The idea of a capsule wardrobe - a specific number of garments cycled in and out for each month or season - is about setting arbitrary rules dictating a certain number of items; compartmentalising your wardrobe into sections and seasons. The focus of a capsule wardrobe is all wrong. The capsule wardrobe concept encourages you to focus on an frivolous number rather than specific needs or requirements, which only allows you make excuses for the reasons you have certain items in your wardrobe and why you need to buy more each time the season changes. It deceptively makes you believe you feel better about your clothing choices while not actually minimising your consumption or even the overall size of your wardrobe.

Capsule wardrobes are appealing when trying to minimise our wardrobes yet it’s not a realistic method to achieve. Our lives cannot be compartmentalised into seasons; our style cannot be broken down into neat divisions of time. Capsule wardrobes function through a cycle of clothing options, switching garments in and out due to seasonal changes. This method does not teach us how to build a functioning wardrobe with garments that work in all weathers and suit our needs whatever the occasion.

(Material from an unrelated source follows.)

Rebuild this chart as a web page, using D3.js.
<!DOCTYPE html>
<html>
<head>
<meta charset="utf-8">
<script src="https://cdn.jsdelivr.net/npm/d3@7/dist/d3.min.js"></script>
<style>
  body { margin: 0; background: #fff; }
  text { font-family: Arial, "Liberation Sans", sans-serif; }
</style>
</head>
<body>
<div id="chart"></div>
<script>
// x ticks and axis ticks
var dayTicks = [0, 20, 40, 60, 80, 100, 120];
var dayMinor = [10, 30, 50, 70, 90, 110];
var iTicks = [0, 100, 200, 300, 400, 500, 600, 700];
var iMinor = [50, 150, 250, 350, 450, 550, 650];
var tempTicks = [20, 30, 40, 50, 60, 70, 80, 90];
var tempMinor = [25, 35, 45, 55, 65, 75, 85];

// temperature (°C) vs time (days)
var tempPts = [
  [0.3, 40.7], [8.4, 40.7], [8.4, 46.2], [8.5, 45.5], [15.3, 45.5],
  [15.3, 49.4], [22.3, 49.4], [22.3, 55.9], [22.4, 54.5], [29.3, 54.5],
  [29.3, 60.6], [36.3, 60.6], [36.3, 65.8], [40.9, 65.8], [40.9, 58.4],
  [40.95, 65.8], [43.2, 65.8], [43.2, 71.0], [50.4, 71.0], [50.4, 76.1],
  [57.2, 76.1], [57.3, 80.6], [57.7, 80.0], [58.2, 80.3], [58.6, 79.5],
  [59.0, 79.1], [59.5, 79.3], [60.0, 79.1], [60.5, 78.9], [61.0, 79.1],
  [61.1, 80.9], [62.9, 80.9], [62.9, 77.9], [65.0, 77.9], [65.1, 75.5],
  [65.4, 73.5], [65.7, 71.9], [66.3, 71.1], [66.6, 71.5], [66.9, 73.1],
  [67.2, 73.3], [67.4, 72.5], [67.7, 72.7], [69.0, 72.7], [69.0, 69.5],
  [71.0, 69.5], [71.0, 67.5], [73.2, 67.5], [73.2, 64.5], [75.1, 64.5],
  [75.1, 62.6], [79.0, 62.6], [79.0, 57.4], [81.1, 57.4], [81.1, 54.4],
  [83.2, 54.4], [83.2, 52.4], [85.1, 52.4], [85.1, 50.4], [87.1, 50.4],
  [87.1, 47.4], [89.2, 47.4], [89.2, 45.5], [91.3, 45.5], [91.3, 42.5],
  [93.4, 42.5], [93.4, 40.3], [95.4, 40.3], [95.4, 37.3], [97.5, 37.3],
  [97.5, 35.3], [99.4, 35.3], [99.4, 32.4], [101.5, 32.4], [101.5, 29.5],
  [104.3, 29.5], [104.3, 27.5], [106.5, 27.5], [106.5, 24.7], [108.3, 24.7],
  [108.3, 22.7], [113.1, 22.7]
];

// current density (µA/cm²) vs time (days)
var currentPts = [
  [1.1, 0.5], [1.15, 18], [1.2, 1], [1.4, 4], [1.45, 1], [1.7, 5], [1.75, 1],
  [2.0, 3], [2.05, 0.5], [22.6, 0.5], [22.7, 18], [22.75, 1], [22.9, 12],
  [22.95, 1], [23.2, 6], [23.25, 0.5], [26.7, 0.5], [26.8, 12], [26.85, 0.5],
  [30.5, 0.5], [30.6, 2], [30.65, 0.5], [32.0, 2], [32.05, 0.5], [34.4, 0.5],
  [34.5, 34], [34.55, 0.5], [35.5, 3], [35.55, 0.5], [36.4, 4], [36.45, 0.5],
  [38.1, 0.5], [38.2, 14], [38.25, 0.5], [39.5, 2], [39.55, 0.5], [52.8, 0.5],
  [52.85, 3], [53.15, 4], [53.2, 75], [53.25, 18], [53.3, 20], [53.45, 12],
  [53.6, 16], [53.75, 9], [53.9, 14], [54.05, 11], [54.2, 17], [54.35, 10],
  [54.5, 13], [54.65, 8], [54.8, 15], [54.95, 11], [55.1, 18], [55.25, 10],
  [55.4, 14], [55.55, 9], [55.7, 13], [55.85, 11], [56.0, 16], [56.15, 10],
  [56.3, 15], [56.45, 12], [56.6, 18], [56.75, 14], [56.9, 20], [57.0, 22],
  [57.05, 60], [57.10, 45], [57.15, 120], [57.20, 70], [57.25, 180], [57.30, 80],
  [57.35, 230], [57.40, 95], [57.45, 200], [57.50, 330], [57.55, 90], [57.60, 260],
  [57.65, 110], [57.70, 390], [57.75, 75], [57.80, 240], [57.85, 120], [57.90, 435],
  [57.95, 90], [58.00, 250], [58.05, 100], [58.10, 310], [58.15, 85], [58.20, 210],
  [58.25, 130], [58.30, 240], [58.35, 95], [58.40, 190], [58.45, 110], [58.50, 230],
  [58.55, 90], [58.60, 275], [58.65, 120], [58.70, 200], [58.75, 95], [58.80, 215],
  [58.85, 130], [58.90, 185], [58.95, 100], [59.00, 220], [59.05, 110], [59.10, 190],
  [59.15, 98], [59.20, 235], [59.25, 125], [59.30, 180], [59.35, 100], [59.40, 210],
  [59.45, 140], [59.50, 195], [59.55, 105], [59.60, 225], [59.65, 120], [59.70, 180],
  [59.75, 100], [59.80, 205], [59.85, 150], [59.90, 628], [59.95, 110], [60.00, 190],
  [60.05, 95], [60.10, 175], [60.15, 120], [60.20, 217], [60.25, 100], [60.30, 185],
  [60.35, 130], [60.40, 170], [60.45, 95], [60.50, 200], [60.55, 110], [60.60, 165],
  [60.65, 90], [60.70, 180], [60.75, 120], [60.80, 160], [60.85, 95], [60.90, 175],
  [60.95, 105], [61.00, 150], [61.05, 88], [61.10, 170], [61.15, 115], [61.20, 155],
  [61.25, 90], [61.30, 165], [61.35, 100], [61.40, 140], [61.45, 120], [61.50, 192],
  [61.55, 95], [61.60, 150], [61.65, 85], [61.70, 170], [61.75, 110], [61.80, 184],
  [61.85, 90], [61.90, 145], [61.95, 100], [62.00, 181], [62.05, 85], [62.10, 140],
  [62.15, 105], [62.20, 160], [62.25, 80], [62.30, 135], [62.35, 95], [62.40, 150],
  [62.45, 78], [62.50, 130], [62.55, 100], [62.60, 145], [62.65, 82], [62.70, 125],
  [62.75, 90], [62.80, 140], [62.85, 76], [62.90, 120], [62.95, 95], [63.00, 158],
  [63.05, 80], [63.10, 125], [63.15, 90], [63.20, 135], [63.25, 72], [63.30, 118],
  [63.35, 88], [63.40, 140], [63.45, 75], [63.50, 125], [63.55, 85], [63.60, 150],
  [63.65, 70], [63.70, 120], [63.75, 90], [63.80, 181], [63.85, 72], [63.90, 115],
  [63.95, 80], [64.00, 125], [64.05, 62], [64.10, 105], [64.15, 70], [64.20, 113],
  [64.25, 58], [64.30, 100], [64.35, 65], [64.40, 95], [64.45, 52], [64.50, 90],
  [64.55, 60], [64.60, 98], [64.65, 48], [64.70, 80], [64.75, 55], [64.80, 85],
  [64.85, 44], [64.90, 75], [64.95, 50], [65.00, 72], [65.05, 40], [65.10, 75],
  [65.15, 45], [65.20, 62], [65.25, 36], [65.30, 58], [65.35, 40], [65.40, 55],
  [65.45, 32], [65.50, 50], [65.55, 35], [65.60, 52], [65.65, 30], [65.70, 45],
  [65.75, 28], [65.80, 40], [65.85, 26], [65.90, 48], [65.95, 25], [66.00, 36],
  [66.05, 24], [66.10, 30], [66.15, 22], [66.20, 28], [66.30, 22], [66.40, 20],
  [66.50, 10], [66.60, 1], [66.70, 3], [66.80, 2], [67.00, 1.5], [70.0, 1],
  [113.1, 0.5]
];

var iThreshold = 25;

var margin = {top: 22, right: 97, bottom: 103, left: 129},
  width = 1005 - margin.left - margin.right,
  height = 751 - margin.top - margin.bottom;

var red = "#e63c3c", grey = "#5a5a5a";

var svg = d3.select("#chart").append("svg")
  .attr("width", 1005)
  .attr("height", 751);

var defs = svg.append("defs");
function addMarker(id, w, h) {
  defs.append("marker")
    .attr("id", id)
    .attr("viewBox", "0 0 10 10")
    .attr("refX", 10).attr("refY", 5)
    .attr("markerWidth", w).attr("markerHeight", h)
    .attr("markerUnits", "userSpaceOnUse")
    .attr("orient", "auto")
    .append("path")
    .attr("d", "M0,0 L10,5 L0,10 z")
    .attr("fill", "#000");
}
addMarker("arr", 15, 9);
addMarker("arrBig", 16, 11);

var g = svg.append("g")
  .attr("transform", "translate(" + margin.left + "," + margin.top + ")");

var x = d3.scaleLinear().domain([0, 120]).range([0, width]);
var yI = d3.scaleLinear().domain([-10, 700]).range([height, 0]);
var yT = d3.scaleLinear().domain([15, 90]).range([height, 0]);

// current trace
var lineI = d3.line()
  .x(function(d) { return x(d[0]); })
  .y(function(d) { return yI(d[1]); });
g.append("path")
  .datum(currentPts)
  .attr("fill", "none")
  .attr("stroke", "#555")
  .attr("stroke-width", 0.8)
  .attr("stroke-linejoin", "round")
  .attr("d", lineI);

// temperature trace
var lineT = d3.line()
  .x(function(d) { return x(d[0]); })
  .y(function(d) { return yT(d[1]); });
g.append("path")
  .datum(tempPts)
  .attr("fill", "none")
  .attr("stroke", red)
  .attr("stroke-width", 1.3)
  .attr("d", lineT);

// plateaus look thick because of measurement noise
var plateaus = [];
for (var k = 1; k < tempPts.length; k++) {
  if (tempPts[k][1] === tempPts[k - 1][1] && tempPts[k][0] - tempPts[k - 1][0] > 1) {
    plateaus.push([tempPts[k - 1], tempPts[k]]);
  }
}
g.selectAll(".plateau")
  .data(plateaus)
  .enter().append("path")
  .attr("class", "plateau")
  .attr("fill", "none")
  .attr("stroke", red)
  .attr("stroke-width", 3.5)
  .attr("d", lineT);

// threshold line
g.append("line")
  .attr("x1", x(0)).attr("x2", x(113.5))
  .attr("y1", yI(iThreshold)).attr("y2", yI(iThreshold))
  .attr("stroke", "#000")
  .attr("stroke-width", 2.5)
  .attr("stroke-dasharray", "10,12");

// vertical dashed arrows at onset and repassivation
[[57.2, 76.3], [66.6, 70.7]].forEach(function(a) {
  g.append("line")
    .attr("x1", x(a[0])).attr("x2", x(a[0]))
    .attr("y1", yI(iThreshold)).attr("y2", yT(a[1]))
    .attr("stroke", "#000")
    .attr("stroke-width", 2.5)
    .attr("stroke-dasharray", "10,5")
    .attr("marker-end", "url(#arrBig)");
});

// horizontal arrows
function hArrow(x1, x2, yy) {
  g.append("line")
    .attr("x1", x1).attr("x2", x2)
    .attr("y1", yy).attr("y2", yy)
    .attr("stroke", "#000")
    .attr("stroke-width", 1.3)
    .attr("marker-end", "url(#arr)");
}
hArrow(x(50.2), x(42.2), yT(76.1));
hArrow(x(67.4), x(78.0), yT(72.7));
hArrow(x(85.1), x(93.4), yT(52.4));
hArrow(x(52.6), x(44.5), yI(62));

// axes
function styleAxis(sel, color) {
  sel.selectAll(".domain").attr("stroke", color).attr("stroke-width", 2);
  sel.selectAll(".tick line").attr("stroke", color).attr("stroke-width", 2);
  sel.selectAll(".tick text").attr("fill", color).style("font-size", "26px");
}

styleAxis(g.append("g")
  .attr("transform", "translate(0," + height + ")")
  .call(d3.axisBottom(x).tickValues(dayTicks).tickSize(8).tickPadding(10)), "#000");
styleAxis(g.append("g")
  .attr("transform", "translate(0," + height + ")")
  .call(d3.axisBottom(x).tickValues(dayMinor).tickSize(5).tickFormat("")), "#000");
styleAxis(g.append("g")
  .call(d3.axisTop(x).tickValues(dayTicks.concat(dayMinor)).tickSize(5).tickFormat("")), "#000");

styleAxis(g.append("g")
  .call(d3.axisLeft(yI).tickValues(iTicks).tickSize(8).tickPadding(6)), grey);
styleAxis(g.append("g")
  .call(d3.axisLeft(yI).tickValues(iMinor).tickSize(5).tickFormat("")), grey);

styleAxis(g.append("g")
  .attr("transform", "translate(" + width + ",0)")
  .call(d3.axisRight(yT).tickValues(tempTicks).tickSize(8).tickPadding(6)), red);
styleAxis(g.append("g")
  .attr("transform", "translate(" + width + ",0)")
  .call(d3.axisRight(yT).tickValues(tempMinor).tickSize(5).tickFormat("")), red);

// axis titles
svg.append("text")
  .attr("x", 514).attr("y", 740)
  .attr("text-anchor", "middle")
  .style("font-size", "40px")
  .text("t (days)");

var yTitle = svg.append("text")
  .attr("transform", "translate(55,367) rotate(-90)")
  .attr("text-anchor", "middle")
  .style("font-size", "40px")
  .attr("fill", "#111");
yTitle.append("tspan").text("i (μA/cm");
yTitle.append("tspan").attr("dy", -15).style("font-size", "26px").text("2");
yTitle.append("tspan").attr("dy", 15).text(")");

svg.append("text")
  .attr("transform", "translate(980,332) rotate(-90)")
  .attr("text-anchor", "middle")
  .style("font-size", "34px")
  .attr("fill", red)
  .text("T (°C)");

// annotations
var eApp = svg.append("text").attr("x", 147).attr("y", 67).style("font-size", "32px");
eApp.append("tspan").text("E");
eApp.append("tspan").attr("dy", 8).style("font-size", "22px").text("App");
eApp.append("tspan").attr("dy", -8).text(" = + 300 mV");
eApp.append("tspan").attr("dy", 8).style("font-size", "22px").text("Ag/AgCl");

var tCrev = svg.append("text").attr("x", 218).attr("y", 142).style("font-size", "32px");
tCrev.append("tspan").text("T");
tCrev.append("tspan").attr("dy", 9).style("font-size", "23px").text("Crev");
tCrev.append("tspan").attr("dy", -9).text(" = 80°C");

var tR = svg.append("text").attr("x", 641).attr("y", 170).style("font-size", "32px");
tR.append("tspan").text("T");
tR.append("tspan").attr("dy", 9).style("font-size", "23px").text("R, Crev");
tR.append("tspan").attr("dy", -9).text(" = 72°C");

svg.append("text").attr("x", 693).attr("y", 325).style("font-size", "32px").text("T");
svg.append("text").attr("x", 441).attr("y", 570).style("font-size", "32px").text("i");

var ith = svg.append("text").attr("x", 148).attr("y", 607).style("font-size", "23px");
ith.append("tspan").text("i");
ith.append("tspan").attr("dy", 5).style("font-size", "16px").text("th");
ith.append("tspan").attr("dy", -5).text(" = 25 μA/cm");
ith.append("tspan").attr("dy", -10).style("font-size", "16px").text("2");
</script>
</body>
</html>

The Problem With Capsule Wardrobes

While the capsule wardrobe concept might allow you to get into the mindset of purging and assembling a working wardrobe, it won’t necessarily teach you how to be a conscious shopper. It teaches us to “hide things away” each season so that we forget about them, making it easy for us to make excuses for why we need to buy new clothes when the weather changes. Building "capsules" for each season isn't kind when facing big variations in weather or vast differences between personal and work life; they can cause you to spend more, not less, money and requires storage for "out-of-season" garments.

A minimal wardrobe isn’t about having a set number of items, it’s about living with what we need; having fewer, more meaningful things; about learning what works for us. We cannot achieve this through arbitrary rules based only on a number of things we’re allowed to own. Capsule wardrobes work well for specific situations, when we need to build a work uniform within our wardrobes or when we’re travelling and need a compact and useful selection of clothing. For our daily lives, the capsule wardrobe is a peculiar concept that makes us believe we can neatly segment our lives into sections. It only encourages us to shop seasonally leaving us vulnerable to trend-led fashion choices.

What's minimal for one person is excessive to another. Minimalism shouldn’t be about having a set number of items, it should be about living with what we need; having fewer, more meaningful belongings. The focus should be on shopping when we need to replace something or find an item that suits our needs rather than wants not striving to achieve a holy grail number. You can achieve a functional minimal wardrobe and become a more conscious shopper regardless of how many items you choose to hang in your wardrobe.